**Task prompt**
Copy every record exactly, and keep the pictures out.

━━━

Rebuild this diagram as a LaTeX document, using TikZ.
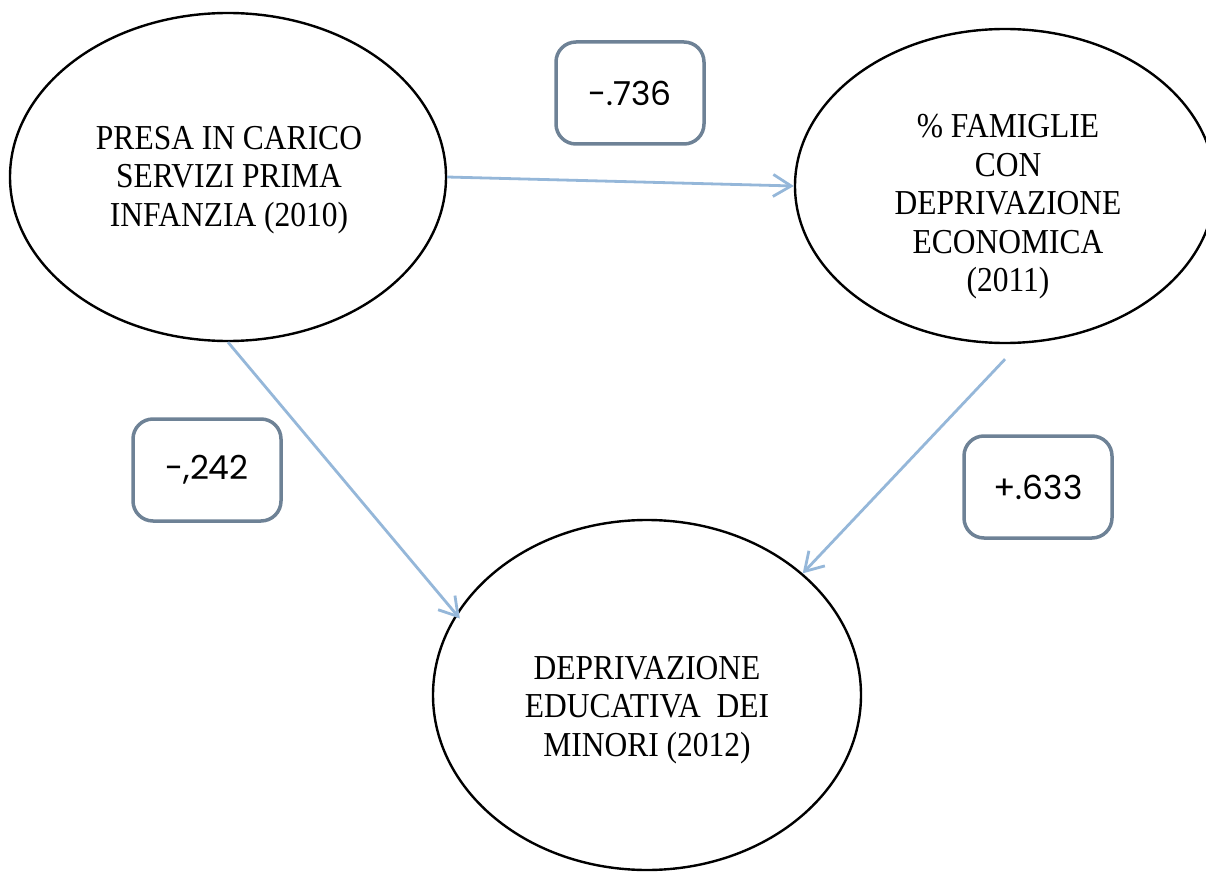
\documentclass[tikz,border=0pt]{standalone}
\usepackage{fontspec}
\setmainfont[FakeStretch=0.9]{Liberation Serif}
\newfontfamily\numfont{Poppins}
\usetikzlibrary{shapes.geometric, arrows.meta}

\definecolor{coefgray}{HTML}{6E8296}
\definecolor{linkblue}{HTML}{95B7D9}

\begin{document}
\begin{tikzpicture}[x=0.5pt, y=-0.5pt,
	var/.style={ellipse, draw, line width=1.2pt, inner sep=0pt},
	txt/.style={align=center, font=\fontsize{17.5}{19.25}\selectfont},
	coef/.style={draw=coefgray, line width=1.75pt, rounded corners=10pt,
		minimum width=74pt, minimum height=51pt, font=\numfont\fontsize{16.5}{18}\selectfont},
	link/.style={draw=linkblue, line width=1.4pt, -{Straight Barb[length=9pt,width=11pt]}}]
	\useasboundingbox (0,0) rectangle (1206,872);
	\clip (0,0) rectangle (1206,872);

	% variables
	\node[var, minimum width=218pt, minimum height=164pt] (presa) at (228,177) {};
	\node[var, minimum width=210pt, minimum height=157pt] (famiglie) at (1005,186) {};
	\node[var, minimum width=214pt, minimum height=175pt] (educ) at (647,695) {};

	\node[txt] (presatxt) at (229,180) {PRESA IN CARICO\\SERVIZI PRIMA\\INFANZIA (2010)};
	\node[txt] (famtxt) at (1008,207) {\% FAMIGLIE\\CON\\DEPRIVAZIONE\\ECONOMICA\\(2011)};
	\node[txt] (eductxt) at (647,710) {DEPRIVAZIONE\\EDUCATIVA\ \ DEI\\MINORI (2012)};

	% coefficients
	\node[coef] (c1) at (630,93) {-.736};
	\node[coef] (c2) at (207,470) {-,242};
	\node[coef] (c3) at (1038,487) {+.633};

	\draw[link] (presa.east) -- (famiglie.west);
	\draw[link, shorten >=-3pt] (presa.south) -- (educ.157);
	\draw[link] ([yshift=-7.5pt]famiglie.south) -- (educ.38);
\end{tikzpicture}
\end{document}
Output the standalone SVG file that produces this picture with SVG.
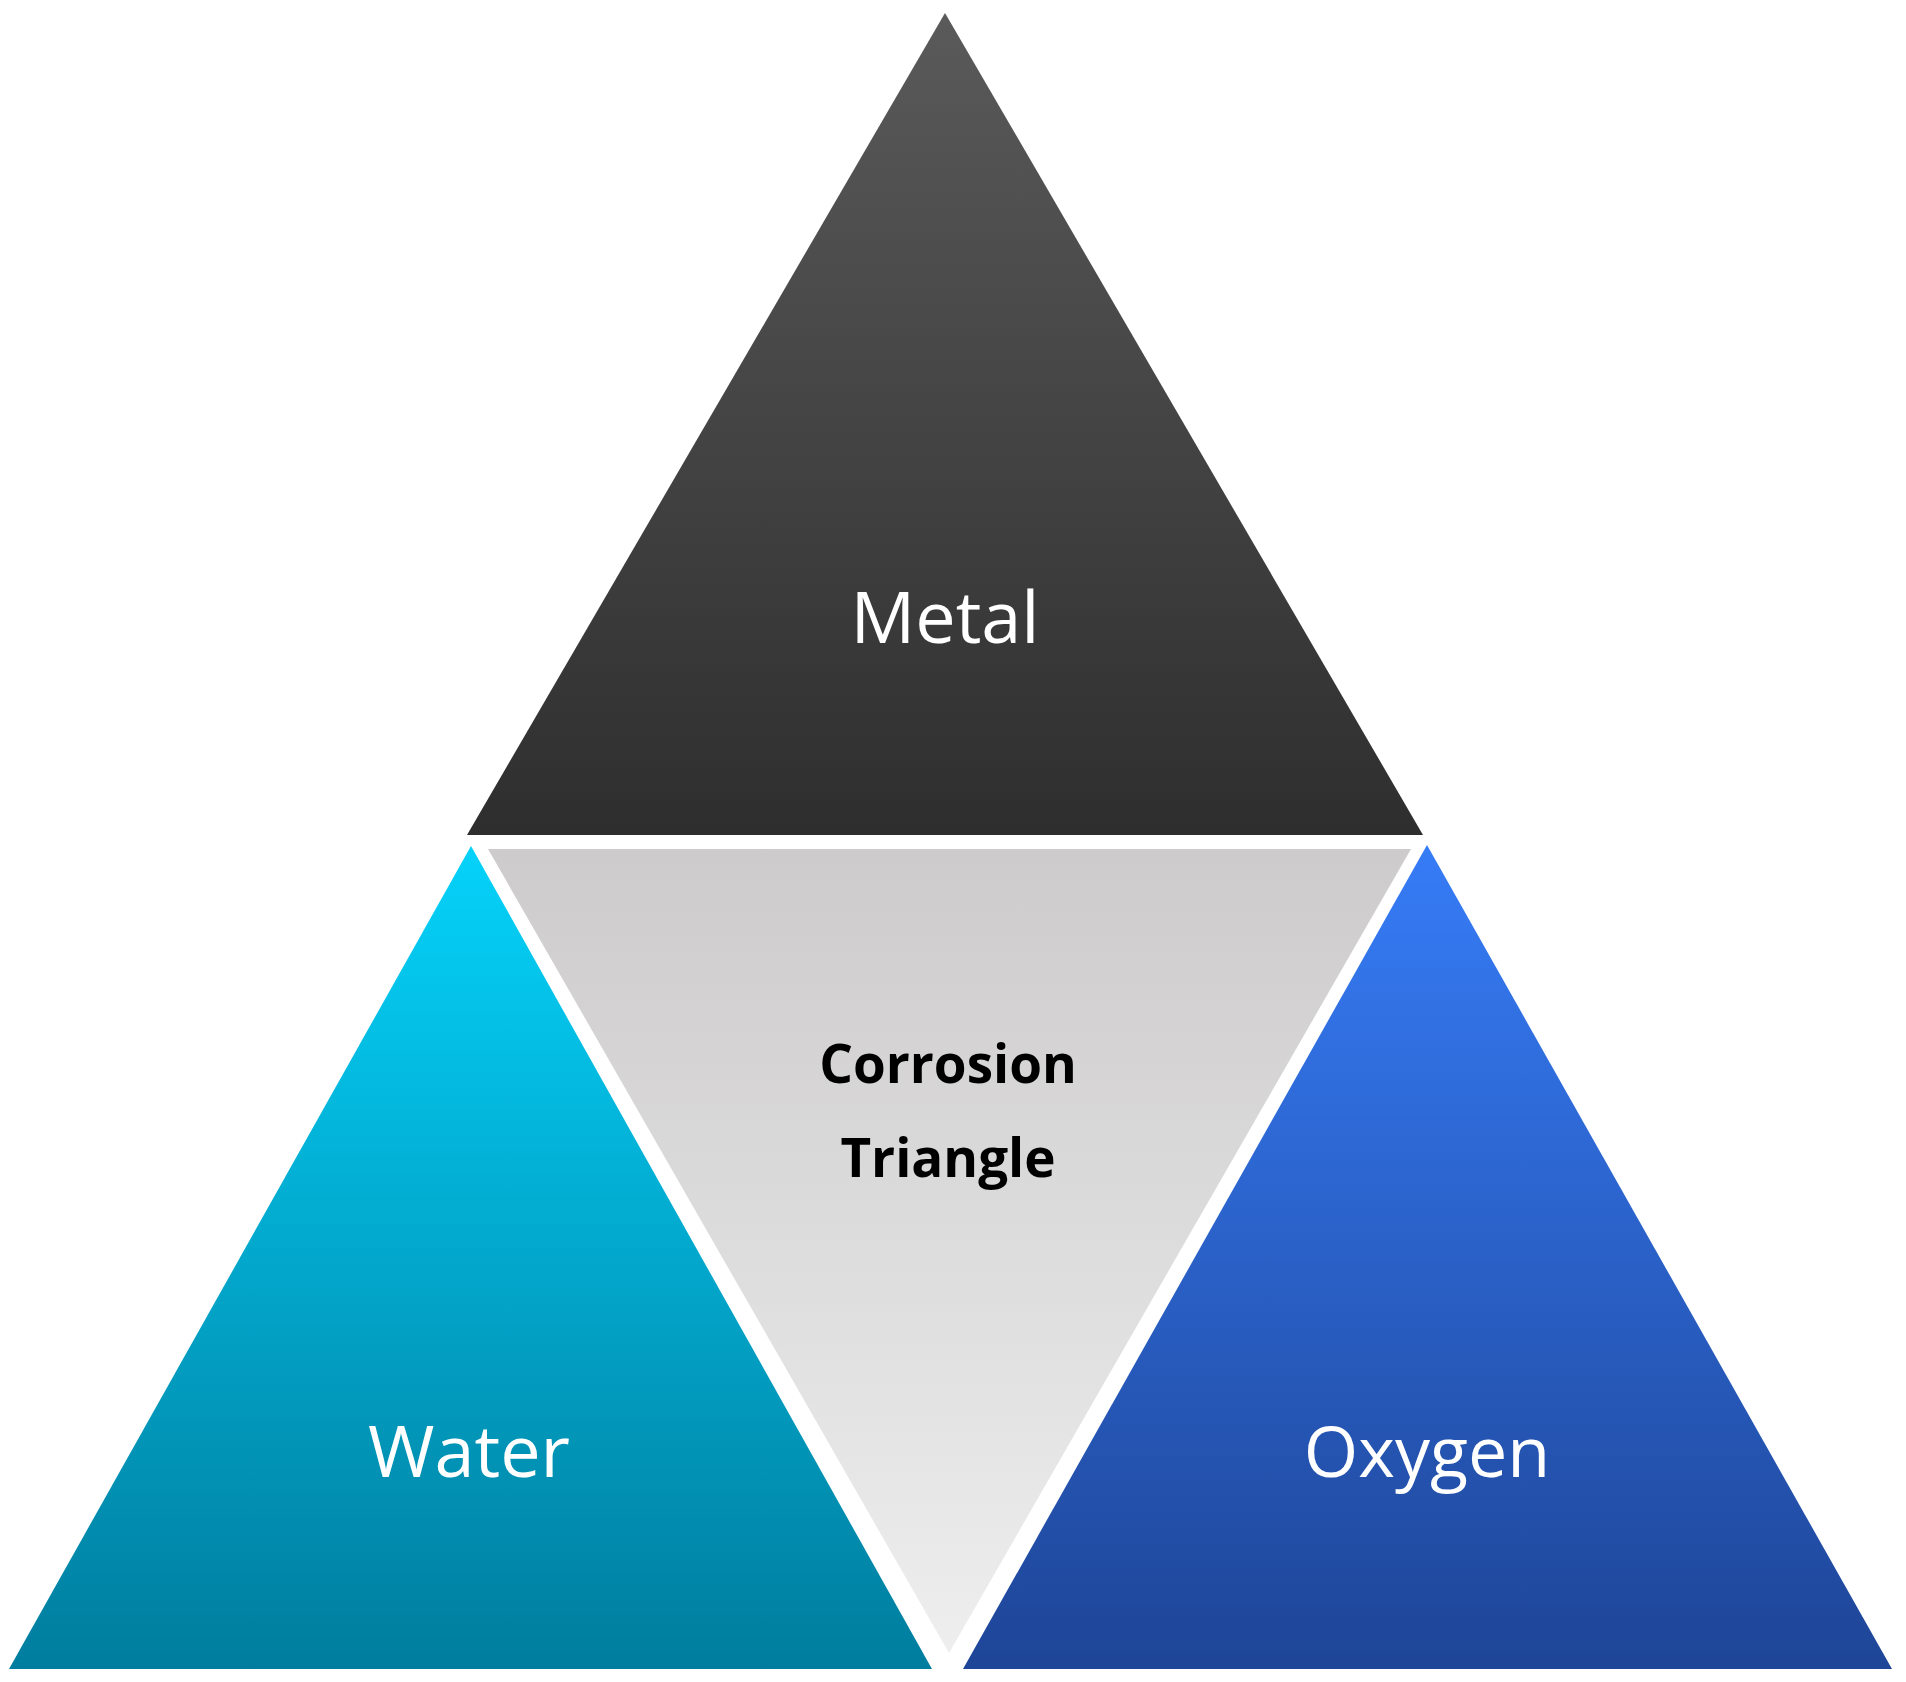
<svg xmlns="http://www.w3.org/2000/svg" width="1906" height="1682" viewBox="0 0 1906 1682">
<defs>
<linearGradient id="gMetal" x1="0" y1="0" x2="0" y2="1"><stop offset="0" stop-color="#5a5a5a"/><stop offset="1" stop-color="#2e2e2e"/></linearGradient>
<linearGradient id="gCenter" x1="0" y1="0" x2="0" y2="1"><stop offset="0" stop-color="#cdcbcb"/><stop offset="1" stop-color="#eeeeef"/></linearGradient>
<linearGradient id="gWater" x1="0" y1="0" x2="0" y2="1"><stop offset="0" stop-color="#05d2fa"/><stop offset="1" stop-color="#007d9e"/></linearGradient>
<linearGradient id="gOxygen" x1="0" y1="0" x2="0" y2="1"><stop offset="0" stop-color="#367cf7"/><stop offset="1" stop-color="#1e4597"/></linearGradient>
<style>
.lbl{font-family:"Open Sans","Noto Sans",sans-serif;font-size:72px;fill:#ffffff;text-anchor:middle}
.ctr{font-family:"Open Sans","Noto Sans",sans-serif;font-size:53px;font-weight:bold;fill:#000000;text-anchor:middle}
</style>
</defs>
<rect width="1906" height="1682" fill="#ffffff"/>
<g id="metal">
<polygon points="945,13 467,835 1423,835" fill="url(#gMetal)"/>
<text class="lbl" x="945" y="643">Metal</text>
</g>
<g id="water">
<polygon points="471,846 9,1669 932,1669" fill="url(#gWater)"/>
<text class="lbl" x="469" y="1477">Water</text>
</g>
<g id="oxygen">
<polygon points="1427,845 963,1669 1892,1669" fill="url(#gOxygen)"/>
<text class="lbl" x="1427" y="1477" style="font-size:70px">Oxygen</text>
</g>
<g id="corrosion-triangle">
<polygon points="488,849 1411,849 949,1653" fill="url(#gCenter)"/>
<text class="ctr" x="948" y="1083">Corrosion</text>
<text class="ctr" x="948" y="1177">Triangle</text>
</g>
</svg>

━━━

**Solution for this exercise**
Rebuild this diagram as a LaTeX document, using TikZ.
\documentclass[tikz,border=0pt]{standalone}
\usepackage{fontspec}
\setmainfont[FakeStretch=0.9]{Liberation Serif}
\newfontfamily\numfont{Poppins}
\usetikzlibrary{shapes.geometric, arrows.meta}

\definecolor{coefgray}{HTML}{6E8296}
\definecolor{linkblue}{HTML}{95B7D9}

\begin{document}
\begin{tikzpicture}[x=0.5pt, y=-0.5pt,
	var/.style={ellipse, draw, line width=1.2pt, inner sep=0pt},
	txt/.style={align=center, font=\fontsize{17.5}{19.25}\selectfont},
	coef/.style={draw=coefgray, line width=1.75pt, rounded corners=10pt,
		minimum width=74pt, minimum height=51pt, font=\numfont\fontsize{16.5}{18}\selectfont},
	link/.style={draw=linkblue, line width=1.4pt, -{Straight Barb[length=9pt,width=11pt]}}]
	\useasboundingbox (0,0) rectangle (1206,872);
	\clip (0,0) rectangle (1206,872);

	% variables
	\node[var, minimum width=218pt, minimum height=164pt] (presa) at (228,177) {};
	\node[var, minimum width=210pt, minimum height=157pt] (famiglie) at (1005,186) {};
	\node[var, minimum width=214pt, minimum height=175pt] (educ) at (647,695) {};

	\node[txt] (presatxt) at (229,180) {PRESA IN CARICO\\SERVIZI PRIMA\\INFANZIA (2010)};
	\node[txt] (famtxt) at (1008,207) {\% FAMIGLIE\\CON\\DEPRIVAZIONE\\ECONOMICA\\(2011)};
	\node[txt] (eductxt) at (647,710) {DEPRIVAZIONE\\EDUCATIVA\ \ DEI\\MINORI (2012)};

	% coefficients
	\node[coef] (c1) at (630,93) {-.736};
	\node[coef] (c2) at (207,470) {-,242};
	\node[coef] (c3) at (1038,487) {+.633};

	\draw[link] (presa.east) -- (famiglie.west);
	\draw[link, shorten >=-3pt] (presa.south) -- (educ.157);
	\draw[link] ([yshift=-7.5pt]famiglie.south) -- (educ.38);
\end{tikzpicture}
\end{document}
Output the standalone SVG file that produces this picture with SVG.
<svg xmlns="http://www.w3.org/2000/svg" width="1906" height="1682" viewBox="0 0 1906 1682">
<defs>
<linearGradient id="gMetal" x1="0" y1="0" x2="0" y2="1"><stop offset="0" stop-color="#5a5a5a"/><stop offset="1" stop-color="#2e2e2e"/></linearGradient>
<linearGradient id="gCenter" x1="0" y1="0" x2="0" y2="1"><stop offset="0" stop-color="#cdcbcb"/><stop offset="1" stop-color="#eeeeef"/></linearGradient>
<linearGradient id="gWater" x1="0" y1="0" x2="0" y2="1"><stop offset="0" stop-color="#05d2fa"/><stop offset="1" stop-color="#007d9e"/></linearGradient>
<linearGradient id="gOxygen" x1="0" y1="0" x2="0" y2="1"><stop offset="0" stop-color="#367cf7"/><stop offset="1" stop-color="#1e4597"/></linearGradient>
<style>
.lbl{font-family:"Open Sans","Noto Sans",sans-serif;font-size:72px;fill:#ffffff;text-anchor:middle}
.ctr{font-family:"Open Sans","Noto Sans",sans-serif;font-size:53px;font-weight:bold;fill:#000000;text-anchor:middle}
</style>
</defs>
<rect width="1906" height="1682" fill="#ffffff"/>
<g id="metal">
<polygon points="945,13 467,835 1423,835" fill="url(#gMetal)"/>
<text class="lbl" x="945" y="643">Metal</text>
</g>
<g id="water">
<polygon points="471,846 9,1669 932,1669" fill="url(#gWater)"/>
<text class="lbl" x="469" y="1477">Water</text>
</g>
<g id="oxygen">
<polygon points="1427,845 963,1669 1892,1669" fill="url(#gOxygen)"/>
<text class="lbl" x="1427" y="1477" style="font-size:70px">Oxygen</text>
</g>
<g id="corrosion-triangle">
<polygon points="488,849 1411,849 949,1653" fill="url(#gCenter)"/>
<text class="ctr" x="948" y="1083">Corrosion</text>
<text class="ctr" x="948" y="1177">Triangle</text>
</g>
</svg>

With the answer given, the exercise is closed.